THE TASK
Please print every record below exactly as it appears.

MATERIAL FOR THIS EXERCISE
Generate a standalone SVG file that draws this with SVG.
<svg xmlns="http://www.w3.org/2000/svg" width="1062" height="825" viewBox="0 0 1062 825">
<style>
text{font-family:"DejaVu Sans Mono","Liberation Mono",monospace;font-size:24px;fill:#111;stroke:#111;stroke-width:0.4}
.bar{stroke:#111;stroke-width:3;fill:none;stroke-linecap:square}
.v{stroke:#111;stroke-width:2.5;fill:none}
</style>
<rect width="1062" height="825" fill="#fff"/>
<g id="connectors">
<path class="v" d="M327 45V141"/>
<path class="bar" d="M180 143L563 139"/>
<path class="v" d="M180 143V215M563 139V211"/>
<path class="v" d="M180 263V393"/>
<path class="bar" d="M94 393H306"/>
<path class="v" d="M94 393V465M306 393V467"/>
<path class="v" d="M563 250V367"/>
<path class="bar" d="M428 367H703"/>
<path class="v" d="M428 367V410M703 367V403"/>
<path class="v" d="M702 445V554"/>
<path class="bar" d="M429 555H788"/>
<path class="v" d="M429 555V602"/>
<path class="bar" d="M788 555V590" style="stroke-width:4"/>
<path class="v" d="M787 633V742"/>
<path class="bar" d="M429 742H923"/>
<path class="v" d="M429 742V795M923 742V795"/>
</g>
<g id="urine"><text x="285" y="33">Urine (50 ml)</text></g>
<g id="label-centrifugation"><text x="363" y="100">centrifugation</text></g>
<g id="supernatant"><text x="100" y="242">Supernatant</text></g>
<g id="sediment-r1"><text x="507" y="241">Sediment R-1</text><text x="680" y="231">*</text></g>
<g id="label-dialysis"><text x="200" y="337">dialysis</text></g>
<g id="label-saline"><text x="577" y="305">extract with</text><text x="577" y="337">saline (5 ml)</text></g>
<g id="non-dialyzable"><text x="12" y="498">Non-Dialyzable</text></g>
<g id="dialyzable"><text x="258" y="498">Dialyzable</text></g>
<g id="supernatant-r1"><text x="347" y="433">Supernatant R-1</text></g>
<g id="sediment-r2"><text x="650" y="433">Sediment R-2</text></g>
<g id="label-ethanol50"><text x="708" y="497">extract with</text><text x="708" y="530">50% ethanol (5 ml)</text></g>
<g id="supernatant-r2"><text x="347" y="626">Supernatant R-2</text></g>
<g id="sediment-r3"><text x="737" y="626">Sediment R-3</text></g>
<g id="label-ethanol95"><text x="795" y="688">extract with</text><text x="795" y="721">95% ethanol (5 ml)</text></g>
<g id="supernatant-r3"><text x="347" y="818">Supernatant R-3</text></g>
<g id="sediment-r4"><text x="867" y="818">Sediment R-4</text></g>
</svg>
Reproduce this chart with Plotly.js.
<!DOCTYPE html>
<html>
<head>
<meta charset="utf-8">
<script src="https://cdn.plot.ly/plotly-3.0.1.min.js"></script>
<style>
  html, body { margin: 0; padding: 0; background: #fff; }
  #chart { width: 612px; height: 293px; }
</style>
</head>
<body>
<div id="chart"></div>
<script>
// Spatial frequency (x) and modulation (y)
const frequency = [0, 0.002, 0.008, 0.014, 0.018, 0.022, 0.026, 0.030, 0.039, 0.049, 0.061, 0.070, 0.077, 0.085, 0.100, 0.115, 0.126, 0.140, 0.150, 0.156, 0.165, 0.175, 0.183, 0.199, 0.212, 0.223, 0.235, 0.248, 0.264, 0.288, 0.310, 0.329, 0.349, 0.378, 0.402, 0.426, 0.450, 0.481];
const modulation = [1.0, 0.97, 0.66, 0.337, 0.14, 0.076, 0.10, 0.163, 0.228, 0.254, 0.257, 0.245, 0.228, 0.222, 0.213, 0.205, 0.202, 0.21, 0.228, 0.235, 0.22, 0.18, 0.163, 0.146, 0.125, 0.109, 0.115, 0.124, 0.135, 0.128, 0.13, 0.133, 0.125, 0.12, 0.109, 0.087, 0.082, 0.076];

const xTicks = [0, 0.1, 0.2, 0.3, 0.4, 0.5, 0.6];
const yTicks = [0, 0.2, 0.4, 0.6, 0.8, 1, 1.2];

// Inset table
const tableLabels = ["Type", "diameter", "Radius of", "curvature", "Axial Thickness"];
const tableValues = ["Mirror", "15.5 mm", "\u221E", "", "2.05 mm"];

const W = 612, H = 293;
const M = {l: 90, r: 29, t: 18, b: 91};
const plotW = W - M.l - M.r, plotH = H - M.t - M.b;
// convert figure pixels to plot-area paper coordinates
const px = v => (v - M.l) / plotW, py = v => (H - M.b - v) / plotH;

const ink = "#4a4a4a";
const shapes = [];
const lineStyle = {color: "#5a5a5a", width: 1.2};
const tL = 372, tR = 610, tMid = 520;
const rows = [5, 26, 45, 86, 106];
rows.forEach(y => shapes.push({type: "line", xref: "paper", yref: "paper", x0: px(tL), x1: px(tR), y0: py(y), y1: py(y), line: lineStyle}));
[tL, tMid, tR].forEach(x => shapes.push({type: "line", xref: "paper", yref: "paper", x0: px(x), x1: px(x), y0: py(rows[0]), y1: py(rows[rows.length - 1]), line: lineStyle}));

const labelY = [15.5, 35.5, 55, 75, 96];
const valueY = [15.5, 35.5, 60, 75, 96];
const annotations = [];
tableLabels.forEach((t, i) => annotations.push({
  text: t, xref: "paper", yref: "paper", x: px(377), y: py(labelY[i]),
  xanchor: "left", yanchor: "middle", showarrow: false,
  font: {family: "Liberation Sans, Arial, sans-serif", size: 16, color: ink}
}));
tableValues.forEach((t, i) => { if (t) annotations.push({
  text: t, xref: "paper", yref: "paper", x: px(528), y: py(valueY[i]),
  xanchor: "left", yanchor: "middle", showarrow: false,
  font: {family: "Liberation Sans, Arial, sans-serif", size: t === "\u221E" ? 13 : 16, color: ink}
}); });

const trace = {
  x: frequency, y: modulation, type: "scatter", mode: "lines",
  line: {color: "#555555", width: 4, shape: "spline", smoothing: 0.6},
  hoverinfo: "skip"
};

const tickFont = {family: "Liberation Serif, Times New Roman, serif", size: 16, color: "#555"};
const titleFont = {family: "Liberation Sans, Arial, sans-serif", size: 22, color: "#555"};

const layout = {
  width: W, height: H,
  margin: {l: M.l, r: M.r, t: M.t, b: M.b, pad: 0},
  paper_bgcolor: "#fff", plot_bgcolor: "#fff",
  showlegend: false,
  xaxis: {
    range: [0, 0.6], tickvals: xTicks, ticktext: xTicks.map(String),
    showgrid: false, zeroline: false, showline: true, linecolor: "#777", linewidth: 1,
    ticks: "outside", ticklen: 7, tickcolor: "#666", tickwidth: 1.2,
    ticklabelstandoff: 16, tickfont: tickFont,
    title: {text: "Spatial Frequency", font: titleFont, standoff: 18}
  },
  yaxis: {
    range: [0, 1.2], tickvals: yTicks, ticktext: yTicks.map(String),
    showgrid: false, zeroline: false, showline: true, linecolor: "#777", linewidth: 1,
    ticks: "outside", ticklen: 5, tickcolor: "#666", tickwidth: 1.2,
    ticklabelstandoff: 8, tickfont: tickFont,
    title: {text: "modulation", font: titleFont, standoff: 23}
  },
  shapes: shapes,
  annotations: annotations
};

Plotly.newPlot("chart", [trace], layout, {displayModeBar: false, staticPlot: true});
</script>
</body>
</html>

THE ANSWER
Generate a standalone SVG file that draws this with SVG.
<svg xmlns="http://www.w3.org/2000/svg" width="1062" height="825" viewBox="0 0 1062 825">
<style>
text{font-family:"DejaVu Sans Mono","Liberation Mono",monospace;font-size:24px;fill:#111;stroke:#111;stroke-width:0.4}
.bar{stroke:#111;stroke-width:3;fill:none;stroke-linecap:square}
.v{stroke:#111;stroke-width:2.5;fill:none}
</style>
<rect width="1062" height="825" fill="#fff"/>
<g id="connectors">
<path class="v" d="M327 45V141"/>
<path class="bar" d="M180 143L563 139"/>
<path class="v" d="M180 143V215M563 139V211"/>
<path class="v" d="M180 263V393"/>
<path class="bar" d="M94 393H306"/>
<path class="v" d="M94 393V465M306 393V467"/>
<path class="v" d="M563 250V367"/>
<path class="bar" d="M428 367H703"/>
<path class="v" d="M428 367V410M703 367V403"/>
<path class="v" d="M702 445V554"/>
<path class="bar" d="M429 555H788"/>
<path class="v" d="M429 555V602"/>
<path class="bar" d="M788 555V590" style="stroke-width:4"/>
<path class="v" d="M787 633V742"/>
<path class="bar" d="M429 742H923"/>
<path class="v" d="M429 742V795M923 742V795"/>
</g>
<g id="urine"><text x="285" y="33">Urine (50 ml)</text></g>
<g id="label-centrifugation"><text x="363" y="100">centrifugation</text></g>
<g id="supernatant"><text x="100" y="242">Supernatant</text></g>
<g id="sediment-r1"><text x="507" y="241">Sediment R-1</text><text x="680" y="231">*</text></g>
<g id="label-dialysis"><text x="200" y="337">dialysis</text></g>
<g id="label-saline"><text x="577" y="305">extract with</text><text x="577" y="337">saline (5 ml)</text></g>
<g id="non-dialyzable"><text x="12" y="498">Non-Dialyzable</text></g>
<g id="dialyzable"><text x="258" y="498">Dialyzable</text></g>
<g id="supernatant-r1"><text x="347" y="433">Supernatant R-1</text></g>
<g id="sediment-r2"><text x="650" y="433">Sediment R-2</text></g>
<g id="label-ethanol50"><text x="708" y="497">extract with</text><text x="708" y="530">50% ethanol (5 ml)</text></g>
<g id="supernatant-r2"><text x="347" y="626">Supernatant R-2</text></g>
<g id="sediment-r3"><text x="737" y="626">Sediment R-3</text></g>
<g id="label-ethanol95"><text x="795" y="688">extract with</text><text x="795" y="721">95% ethanol (5 ml)</text></g>
<g id="supernatant-r3"><text x="347" y="818">Supernatant R-3</text></g>
<g id="sediment-r4"><text x="867" y="818">Sediment R-4</text></g>
</svg>
Reproduce this chart with Plotly.js.
<!DOCTYPE html>
<html>
<head>
<meta charset="utf-8">
<script src="https://cdn.plot.ly/plotly-3.0.1.min.js"></script>
<style>
  html, body { margin: 0; padding: 0; background: #fff; }
  #chart { width: 612px; height: 293px; }
</style>
</head>
<body>
<div id="chart"></div>
<script>
// Spatial frequency (x) and modulation (y)
const frequency = [0, 0.002, 0.008, 0.014, 0.018, 0.022, 0.026, 0.030, 0.039, 0.049, 0.061, 0.070, 0.077, 0.085, 0.100, 0.115, 0.126, 0.140, 0.150, 0.156, 0.165, 0.175, 0.183, 0.199, 0.212, 0.223, 0.235, 0.248, 0.264, 0.288, 0.310, 0.329, 0.349, 0.378, 0.402, 0.426, 0.450, 0.481];
const modulation = [1.0, 0.97, 0.66, 0.337, 0.14, 0.076, 0.10, 0.163, 0.228, 0.254, 0.257, 0.245, 0.228, 0.222, 0.213, 0.205, 0.202, 0.21, 0.228, 0.235, 0.22, 0.18, 0.163, 0.146, 0.125, 0.109, 0.115, 0.124, 0.135, 0.128, 0.13, 0.133, 0.125, 0.12, 0.109, 0.087, 0.082, 0.076];

const xTicks = [0, 0.1, 0.2, 0.3, 0.4, 0.5, 0.6];
const yTicks = [0, 0.2, 0.4, 0.6, 0.8, 1, 1.2];

// Inset table
const tableLabels = ["Type", "diameter", "Radius of", "curvature", "Axial Thickness"];
const tableValues = ["Mirror", "15.5 mm", "\u221E", "", "2.05 mm"];

const W = 612, H = 293;
const M = {l: 90, r: 29, t: 18, b: 91};
const plotW = W - M.l - M.r, plotH = H - M.t - M.b;
// convert figure pixels to plot-area paper coordinates
const px = v => (v - M.l) / plotW, py = v => (H - M.b - v) / plotH;

const ink = "#4a4a4a";
const shapes = [];
const lineStyle = {color: "#5a5a5a", width: 1.2};
const tL = 372, tR = 610, tMid = 520;
const rows = [5, 26, 45, 86, 106];
rows.forEach(y => shapes.push({type: "line", xref: "paper", yref: "paper", x0: px(tL), x1: px(tR), y0: py(y), y1: py(y), line: lineStyle}));
[tL, tMid, tR].forEach(x => shapes.push({type: "line", xref: "paper", yref: "paper", x0: px(x), x1: px(x), y0: py(rows[0]), y1: py(rows[rows.length - 1]), line: lineStyle}));

const labelY = [15.5, 35.5, 55, 75, 96];
const valueY = [15.5, 35.5, 60, 75, 96];
const annotations = [];
tableLabels.forEach((t, i) => annotations.push({
  text: t, xref: "paper", yref: "paper", x: px(377), y: py(labelY[i]),
  xanchor: "left", yanchor: "middle", showarrow: false,
  font: {family: "Liberation Sans, Arial, sans-serif", size: 16, color: ink}
}));
tableValues.forEach((t, i) => { if (t) annotations.push({
  text: t, xref: "paper", yref: "paper", x: px(528), y: py(valueY[i]),
  xanchor: "left", yanchor: "middle", showarrow: false,
  font: {family: "Liberation Sans, Arial, sans-serif", size: t === "\u221E" ? 13 : 16, color: ink}
}); });

const trace = {
  x: frequency, y: modulation, type: "scatter", mode: "lines",
  line: {color: "#555555", width: 4, shape: "spline", smoothing: 0.6},
  hoverinfo: "skip"
};

const tickFont = {family: "Liberation Serif, Times New Roman, serif", size: 16, color: "#555"};
const titleFont = {family: "Liberation Sans, Arial, sans-serif", size: 22, color: "#555"};

const layout = {
  width: W, height: H,
  margin: {l: M.l, r: M.r, t: M.t, b: M.b, pad: 0},
  paper_bgcolor: "#fff", plot_bgcolor: "#fff",
  showlegend: false,
  xaxis: {
    range: [0, 0.6], tickvals: xTicks, ticktext: xTicks.map(String),
    showgrid: false, zeroline: false, showline: true, linecolor: "#777", linewidth: 1,
    ticks: "outside", ticklen: 7, tickcolor: "#666", tickwidth: 1.2,
    ticklabelstandoff: 16, tickfont: tickFont,
    title: {text: "Spatial Frequency", font: titleFont, standoff: 18}
  },
  yaxis: {
    range: [0, 1.2], tickvals: yTicks, ticktext: yTicks.map(String),
    showgrid: false, zeroline: false, showline: true, linecolor: "#777", linewidth: 1,
    ticks: "outside", ticklen: 5, tickcolor: "#666", tickwidth: 1.2,
    ticklabelstandoff: 8, tickfont: tickFont,
    title: {text: "modulation", font: titleFont, standoff: 23}
  },
  shapes: shapes,
  annotations: annotations
};

Plotly.newPlot("chart", [trace], layout, {displayModeBar: false, staticPlot: true});
</script>
</body>
</html>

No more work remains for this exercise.